===== Given information

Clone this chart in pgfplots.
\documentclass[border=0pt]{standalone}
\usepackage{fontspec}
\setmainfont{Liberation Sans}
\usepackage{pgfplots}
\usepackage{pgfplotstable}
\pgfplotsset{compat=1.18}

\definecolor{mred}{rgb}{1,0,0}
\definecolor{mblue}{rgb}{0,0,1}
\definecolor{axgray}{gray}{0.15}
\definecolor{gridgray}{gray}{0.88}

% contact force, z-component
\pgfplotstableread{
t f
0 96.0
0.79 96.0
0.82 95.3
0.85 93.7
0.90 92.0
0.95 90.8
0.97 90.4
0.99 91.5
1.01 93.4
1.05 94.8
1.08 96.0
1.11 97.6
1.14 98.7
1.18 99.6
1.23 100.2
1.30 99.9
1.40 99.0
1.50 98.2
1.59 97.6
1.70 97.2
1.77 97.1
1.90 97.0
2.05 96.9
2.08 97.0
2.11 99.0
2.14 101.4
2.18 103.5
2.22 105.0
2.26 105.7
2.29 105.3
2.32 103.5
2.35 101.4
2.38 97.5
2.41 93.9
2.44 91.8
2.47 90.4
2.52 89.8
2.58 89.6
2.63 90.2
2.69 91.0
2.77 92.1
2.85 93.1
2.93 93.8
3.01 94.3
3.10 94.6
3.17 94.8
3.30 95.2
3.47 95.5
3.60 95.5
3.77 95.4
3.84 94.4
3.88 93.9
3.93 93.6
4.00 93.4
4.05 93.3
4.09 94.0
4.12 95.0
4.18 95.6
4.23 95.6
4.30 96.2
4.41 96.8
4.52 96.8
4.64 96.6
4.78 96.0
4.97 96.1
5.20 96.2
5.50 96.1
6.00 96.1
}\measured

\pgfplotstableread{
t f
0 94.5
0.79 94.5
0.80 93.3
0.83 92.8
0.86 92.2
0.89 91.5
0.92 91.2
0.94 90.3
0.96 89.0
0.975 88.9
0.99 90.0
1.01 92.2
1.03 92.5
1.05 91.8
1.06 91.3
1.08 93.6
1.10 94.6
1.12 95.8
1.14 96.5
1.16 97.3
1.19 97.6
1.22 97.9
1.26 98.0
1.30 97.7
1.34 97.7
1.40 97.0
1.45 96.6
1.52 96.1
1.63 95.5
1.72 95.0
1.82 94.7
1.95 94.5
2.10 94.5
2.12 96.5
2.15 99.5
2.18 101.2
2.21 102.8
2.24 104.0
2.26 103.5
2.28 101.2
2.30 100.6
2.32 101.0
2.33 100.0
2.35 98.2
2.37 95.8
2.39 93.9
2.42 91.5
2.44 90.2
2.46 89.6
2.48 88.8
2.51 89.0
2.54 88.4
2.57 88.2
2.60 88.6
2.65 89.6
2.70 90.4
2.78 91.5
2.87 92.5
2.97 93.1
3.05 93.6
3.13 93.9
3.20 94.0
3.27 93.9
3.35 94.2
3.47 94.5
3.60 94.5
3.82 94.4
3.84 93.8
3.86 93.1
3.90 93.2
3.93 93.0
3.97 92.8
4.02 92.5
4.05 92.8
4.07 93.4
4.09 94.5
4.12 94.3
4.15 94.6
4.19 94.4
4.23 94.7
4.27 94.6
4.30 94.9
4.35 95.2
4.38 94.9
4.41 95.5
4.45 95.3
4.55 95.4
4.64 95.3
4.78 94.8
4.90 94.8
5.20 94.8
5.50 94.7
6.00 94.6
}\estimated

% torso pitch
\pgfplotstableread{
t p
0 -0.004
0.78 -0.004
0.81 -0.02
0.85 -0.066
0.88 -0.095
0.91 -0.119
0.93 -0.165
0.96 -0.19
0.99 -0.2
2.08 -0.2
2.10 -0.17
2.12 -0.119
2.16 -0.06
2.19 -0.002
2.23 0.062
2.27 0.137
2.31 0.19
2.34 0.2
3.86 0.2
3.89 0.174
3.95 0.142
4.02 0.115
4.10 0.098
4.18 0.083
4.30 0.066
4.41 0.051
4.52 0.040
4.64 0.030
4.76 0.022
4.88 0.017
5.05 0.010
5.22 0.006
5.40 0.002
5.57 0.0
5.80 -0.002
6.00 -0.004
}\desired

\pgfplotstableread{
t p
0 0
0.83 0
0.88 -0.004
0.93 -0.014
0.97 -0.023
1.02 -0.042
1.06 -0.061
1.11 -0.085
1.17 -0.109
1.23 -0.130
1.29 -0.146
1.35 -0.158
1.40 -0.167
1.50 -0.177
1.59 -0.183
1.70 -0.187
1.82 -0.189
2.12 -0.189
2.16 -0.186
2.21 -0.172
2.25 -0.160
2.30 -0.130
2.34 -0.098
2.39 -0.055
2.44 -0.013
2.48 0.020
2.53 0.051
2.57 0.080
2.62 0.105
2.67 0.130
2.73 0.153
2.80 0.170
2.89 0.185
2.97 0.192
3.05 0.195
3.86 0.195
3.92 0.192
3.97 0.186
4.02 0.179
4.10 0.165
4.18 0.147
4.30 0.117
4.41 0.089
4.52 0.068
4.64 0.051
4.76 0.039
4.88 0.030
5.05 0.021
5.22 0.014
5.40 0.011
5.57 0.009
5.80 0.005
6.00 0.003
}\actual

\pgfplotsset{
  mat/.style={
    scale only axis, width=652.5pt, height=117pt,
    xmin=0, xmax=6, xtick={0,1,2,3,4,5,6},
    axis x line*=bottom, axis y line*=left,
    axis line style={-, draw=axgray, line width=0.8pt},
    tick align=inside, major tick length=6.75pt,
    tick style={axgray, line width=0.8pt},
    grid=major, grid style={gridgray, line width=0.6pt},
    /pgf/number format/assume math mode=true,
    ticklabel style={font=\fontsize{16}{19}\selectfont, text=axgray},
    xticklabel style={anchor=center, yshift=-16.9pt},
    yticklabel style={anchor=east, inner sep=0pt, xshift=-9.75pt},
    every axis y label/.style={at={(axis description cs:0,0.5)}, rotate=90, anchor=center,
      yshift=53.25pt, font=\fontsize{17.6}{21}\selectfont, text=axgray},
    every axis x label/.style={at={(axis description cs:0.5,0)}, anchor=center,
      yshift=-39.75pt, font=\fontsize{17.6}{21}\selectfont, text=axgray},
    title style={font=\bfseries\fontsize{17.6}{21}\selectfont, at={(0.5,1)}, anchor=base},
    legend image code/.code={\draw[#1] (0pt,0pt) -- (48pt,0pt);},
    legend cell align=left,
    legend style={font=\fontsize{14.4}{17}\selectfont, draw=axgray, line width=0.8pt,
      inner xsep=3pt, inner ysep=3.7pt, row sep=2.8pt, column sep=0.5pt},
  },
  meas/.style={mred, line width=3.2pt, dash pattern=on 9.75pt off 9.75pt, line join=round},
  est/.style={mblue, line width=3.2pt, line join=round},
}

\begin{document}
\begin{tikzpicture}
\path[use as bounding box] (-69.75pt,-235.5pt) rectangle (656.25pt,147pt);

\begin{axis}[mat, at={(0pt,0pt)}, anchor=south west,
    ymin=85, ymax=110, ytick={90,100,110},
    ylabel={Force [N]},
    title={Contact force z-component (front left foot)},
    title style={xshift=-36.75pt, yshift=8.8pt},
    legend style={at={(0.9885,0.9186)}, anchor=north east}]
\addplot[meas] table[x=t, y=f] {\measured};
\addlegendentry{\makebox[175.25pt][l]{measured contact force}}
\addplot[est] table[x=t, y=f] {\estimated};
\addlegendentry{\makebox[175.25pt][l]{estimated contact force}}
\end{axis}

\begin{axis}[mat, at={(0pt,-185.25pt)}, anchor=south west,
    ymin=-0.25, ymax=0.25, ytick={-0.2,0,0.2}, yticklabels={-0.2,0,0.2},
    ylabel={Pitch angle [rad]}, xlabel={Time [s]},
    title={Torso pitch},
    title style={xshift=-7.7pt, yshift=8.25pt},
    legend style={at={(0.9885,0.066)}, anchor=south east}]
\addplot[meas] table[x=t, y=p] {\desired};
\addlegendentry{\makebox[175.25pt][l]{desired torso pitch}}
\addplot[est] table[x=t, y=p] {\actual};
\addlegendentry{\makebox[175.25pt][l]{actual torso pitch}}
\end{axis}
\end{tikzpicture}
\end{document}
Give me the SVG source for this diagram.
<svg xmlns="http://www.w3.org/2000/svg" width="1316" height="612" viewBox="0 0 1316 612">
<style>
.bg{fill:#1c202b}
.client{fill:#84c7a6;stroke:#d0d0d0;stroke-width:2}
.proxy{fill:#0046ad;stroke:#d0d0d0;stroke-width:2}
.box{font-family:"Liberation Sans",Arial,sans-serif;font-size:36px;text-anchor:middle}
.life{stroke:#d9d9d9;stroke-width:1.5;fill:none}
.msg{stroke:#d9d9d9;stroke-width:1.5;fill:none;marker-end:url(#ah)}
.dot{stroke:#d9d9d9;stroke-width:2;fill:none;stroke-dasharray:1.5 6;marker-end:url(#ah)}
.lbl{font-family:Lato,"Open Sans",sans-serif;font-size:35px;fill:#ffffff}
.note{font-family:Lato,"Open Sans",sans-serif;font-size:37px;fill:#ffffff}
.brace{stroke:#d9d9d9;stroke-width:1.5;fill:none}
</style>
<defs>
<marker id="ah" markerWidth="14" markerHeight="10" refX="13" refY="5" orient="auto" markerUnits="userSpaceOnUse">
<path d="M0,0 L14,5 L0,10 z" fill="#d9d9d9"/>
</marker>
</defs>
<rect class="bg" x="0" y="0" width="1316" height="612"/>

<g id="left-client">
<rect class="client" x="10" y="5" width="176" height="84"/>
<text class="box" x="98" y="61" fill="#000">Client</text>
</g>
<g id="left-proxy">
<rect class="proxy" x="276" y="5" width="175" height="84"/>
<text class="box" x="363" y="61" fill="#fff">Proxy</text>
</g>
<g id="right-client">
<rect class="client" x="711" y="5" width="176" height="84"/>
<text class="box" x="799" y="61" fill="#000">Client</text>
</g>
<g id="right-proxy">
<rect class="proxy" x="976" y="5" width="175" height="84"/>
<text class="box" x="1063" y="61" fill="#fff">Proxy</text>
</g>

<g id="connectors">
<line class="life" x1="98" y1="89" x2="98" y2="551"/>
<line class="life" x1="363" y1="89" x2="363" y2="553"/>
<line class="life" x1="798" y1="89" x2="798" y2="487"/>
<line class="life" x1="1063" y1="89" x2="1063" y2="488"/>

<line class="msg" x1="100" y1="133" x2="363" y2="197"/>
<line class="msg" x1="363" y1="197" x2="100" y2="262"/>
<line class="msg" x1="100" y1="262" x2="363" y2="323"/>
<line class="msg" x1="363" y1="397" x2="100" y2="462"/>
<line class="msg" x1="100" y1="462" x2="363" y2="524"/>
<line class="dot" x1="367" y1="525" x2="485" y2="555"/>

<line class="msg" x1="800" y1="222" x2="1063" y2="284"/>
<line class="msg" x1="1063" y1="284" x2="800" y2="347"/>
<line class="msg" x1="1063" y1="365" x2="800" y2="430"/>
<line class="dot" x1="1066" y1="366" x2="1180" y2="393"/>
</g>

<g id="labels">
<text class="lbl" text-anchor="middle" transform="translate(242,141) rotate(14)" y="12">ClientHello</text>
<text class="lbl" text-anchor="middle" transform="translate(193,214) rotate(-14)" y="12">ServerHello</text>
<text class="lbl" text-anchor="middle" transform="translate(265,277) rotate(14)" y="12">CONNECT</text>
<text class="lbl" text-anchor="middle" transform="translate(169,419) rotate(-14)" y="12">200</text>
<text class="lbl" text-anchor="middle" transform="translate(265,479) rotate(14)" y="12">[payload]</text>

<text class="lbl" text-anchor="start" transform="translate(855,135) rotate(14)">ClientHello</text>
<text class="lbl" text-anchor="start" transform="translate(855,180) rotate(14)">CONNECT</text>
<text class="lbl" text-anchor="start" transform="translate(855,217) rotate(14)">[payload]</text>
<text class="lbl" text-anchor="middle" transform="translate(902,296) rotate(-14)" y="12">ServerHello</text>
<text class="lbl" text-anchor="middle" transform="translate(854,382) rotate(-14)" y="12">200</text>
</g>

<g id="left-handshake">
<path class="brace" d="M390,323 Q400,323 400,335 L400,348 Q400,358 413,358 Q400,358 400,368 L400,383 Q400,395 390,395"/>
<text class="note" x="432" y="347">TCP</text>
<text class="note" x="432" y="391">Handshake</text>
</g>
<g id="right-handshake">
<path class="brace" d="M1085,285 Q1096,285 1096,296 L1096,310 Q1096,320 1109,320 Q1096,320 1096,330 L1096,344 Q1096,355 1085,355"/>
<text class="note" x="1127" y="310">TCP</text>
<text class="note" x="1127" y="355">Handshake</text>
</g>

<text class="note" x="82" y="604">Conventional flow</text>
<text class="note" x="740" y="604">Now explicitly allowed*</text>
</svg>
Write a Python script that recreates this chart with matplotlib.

==========

> **What is needed**
Report how many lines of the listing hold the string "this", giving only the number.

> **Final result**
3